Just read the marvellous 2011 essay from Mark Edmundson “Who Are You and What Are You Doing Here?” about the purpose of education, especially a degree. There are many wonderful parts, in particular this on why we should read a variety of writers:
The reason to read Blake and Dickinson and Freud and Dickens is not to become more cultivated, or more articulate, or to be someone who, at a cocktail party, is never embarrassed (or who can embarrass others). The best reason to read them is to see if they may know you better than you know yourself. You may find your own suppressed and rejected thoughts flowing back to you with an “alienated majesty.” Reading the great writers, you may have the experience that Longinus associated with the sublime: you feel that you have actually created the text yourself. For somehow your predecessors are more than yourself.
Note that Freud is in that list. Books that lift your heart might not always be the fiction ones. They might not always be the most “classic”, what matters is that they lift you up.

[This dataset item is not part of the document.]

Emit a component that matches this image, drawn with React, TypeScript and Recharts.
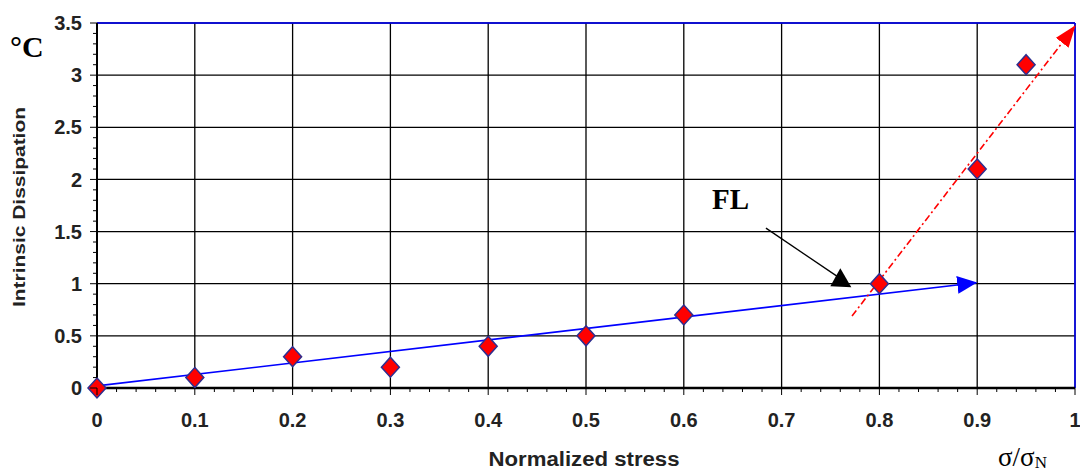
import React from 'react'
import {
  ComposedChart,
  Scatter,
  Line,
  XAxis,
  YAxis,
  CartesianGrid,
  ReferenceLine,
} from 'recharts'

// measured points
const stress = [0, 0.1, 0.2, 0.3, 0.4, 0.5, 0.6, 0.8, 0.9, 0.95]
const dissipation = [0, 0.1, 0.3, 0.2, 0.4, 0.5, 0.7, 1.0, 2.1, 3.1]

// trend arrows (start, end)
const blueTrendX = [0, 0.899]
const blueTrendY = [0.02, 1.01]
const redTrendX = [0.772, 1.0]
const redTrendY = [0.69, 3.47]
const flArrowX = [0.684, 0.758]
const flArrowY = [1.533, 1.063]

const xTicks = [0, 0.1, 0.2, 0.3, 0.4, 0.5, 0.6, 0.7, 0.8, 0.9, 1]
const yTicks = [0, 0.5, 1, 1.5, 2, 2.5, 3, 3.5]
// minor steps: 0.02 on x, 0.1 on y (majors included)
const xAllTicks = Array.from({ length: 51 }, (_, i) => (i * 2) / 100)
const yAllTicks = Array.from({ length: 36 }, (_, i) => i / 10)

const X_MAX = 1
const Y_MAX = 3.5

const points = stress.map((x, i) => ({ x, y: dissipation[i] }))
const toXY = (xs: number[], ys: number[]) => xs.map((x, i) => ({ x, y: ys[i] }))
const blueTrend = toXY(blueTrendX, blueTrendY)
const redTrend = toXY(redTrendX, redTrendY)
const flArrow = toXY(flArrowX, flArrowY)

const W = 1080
const H = 474
const SANS = '"Liberation Sans", Arial, sans-serif'
const SERIF = '"Liberation Serif", "Times New Roman", serif'

const TICK_SIZE = 7
const X_MARGIN = 18
const Y_MARGIN = 8

const isMajor = (v: number, list: number[]) => list.some(t => Math.abs(t - v) < 1e-6)

function XTick(props: any) {
  const { x, y, payload } = props
  const v = payload.value
  const axisY = y - TICK_SIZE - X_MARGIN
  const major = isMajor(v, xTicks)
  return (
    <g>
      <line x1={x} x2={x} y1={axisY} y2={axisY + (major ? 7 : 4)} stroke="#000" />
      {major && (
        <text x={x} y={y} dy="0.71em" textAnchor="middle" fontSize={20} fontWeight={700}
          fill="#222" fontFamily={SANS}>{String(v)}</text>
      )}
    </g>
  )
}

function YTick(props: any) {
  const { x, y, payload } = props
  const v = payload.value
  const axisX = x + TICK_SIZE + Y_MARGIN
  const major = isMajor(v, yTicks)
  return (
    <g>
      <line x1={axisX} x2={axisX - (major ? 7 : 4)} y1={y} y2={y} stroke="#000" />
      {major && (
        <text x={x} y={y} dy="0.355em" textAnchor="end" fontSize={20} fontWeight={700}
          fill="#222" fontFamily={SANS}>{String(v)}</text>
      )}
    </g>
  )
}

// grid only at the major ticks (axes carry the minor ones too)
const gridX = ({ offset }: any) => xTicks.map(v => offset.left + (offset.width * v) / X_MAX)
const gridY = ({ offset }: any) => yTicks.map(v => offset.top + offset.height * (1 - v / Y_MAX))

function Diamond(props: any) {
  const { cx, cy } = props
  if (cx == null || cy == null) return null
  return (
    <polygon
      points={`${cx},${cy - 10} ${cx + 9},${cy} ${cx},${cy + 10} ${cx - 9},${cy}`}
      fill="#ff0000"
      stroke="#2e2e8f"
      strokeWidth={1.5}
    />
  )
}

export default function App() {
  return (
    <div style={{ position: 'absolute', left: 0, top: 0, width: W, height: H, background: '#fff' }}>
      <ComposedChart width={W} height={H} margin={{ top: 23, right: 5, bottom: 0, left: 0 }}>
        <defs>
          <marker id="blueHead" viewBox="0 0 20 18" refX="19" refY="9" markerWidth="20" markerHeight="18"
            markerUnits="userSpaceOnUse" orient="auto">
            <path d="M0,0 L20,9 L0,18 Z" fill="#0000ff" />
          </marker>
          <marker id="redHead" viewBox="0 0 22 16" refX="21" refY="8" markerWidth="22" markerHeight="16"
            markerUnits="userSpaceOnUse" orient="auto">
            <path d="M0,0 L22,8 L0,16 Z" fill="#ff0000" />
          </marker>
          <marker id="blackHead" viewBox="0 0 22 20" refX="8" refY="9" markerWidth="22" markerHeight="20"
            markerUnits="userSpaceOnUse" orient="0">
            <path d="M0,18 L21,19 L10,0 Z" fill="#000" />
          </marker>
        </defs>

        <XAxis type="number" dataKey="x" domain={[0, X_MAX]} ticks={xAllTicks} interval={0}
          height={86} tickSize={TICK_SIZE} tickMargin={X_MARGIN} tick={<XTick />} tickLine={false}
          axisLine={{ stroke: '#000', strokeWidth: 2.5 }} />
        <YAxis type="number" dataKey="y" domain={[0, Y_MAX]} ticks={yAllTicks} interval={0}
          width={97} tickSize={TICK_SIZE} tickMargin={Y_MARGIN} tick={<YTick />} tickLine={false}
          axisLine={{ stroke: '#000', strokeWidth: 2 }} />

        <CartesianGrid stroke="#000" strokeWidth={1.3}
          verticalCoordinatesGenerator={gridX} horizontalCoordinatesGenerator={gridY} />
        <ReferenceLine y={Y_MAX} stroke="#0000ff" strokeWidth={1.5} />
        <ReferenceLine x={X_MAX} stroke="#0000ff" strokeWidth={1.5} />

        <Line data={blueTrend} dataKey="y" type="linear"
          stroke="#0000ff" strokeWidth={1.6} dot={false} activeDot={false}
          markerEnd="url(#blueHead)" isAnimationActive={false} />
        <Line data={redTrend} dataKey="y" type="linear"
          stroke="#ff0000" strokeWidth={1.6} strokeDasharray="7 3 2 3" dot={false} activeDot={false}
          markerEnd="url(#redHead)" isAnimationActive={false} />
        <Line data={flArrow} dataKey="y" type="linear"
          stroke="#000" strokeWidth={1.3} dot={false} activeDot={false}
          markerEnd="url(#blackHead)" isAnimationActive={false} />

        <Scatter data={points} dataKey="y" shape={<Diamond />} isAnimationActive={false} />
      </ComposedChart>

      <svg width={W} height={H} style={{ position: 'absolute', left: 0, top: 0, pointerEvents: 'none' }}>
        <text x={10} y={57} fontFamily={SERIF} fontWeight={700} fontSize={30} fill="#000">°C</text>
        <text transform="translate(25,207) rotate(-90)" textAnchor="middle" fontFamily={SANS}
          fontWeight={700} fontSize={16} fill="#222" textLength={200} lengthAdjust="spacingAndGlyphs">
          Intrinsic Dissipation
        </text>
        <text x={584} y={466} textAnchor="middle" fontFamily={SANS} fontWeight={700} fontSize={20}
          fill="#222" textLength={191} lengthAdjust="spacingAndGlyphs">
          Normalized stress
        </text>
        <text x={998} y={466} fontFamily={SERIF} fontSize={27} fill="#000">
          σ/σ<tspan fontSize={17} dy={2}>N</tspan>
        </text>
        <text x={712} y={209} fontFamily={SERIF} fontWeight={700} fontSize={29} fill="#000">FL</text>
      </svg>
    </div>
  )
}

It’s so easy to become bogged down in the idea that reading should be for other people – to impress or blend with them – but reading is really about much more than that.
Edmundson also reflects how to be a great learner:
You’ll be the one who pesters his teachers. You’ll ask your history teacher about whether there is a design to our history, whether we’re progressing or declining, or whether, in the words of a fine recent play, The History Boys, history’s “just one f***ing thing after another.” You’ll be the one who challenges your biology teacher about the intellectual conflict between evolution and creationist thinking. You’ll not only question the statistics teacher about what numbers can explain but what they can’t.
And he explains why his father got mad when teenaged-Edmundson said he would likely study law for his degree because lawyers “make pretty good money, right?”:
My father detonated. (That was not uncommon. My father detonated a lot.) He told me that I was going to go to college only once, and that while I was there I had better study what I wanted. He said that when rich kids went to school, they majored in subjects that interested them, and that my younger brother Philip and I were as good as any rich kids. (We were rich kids minus the money.) Wasn’t I interested in literature? I confessed that I was. Then I had better study literature, unless I had inside information to the effect that reincarnation wasn’t just hype, and I’d be able to attend college thirty or forty times.
There is so much more wisdom in this piece, but I’ll leave it for you to explore and figure out which are the bits that speak back to you the things you’ve always thought but have never been able to say.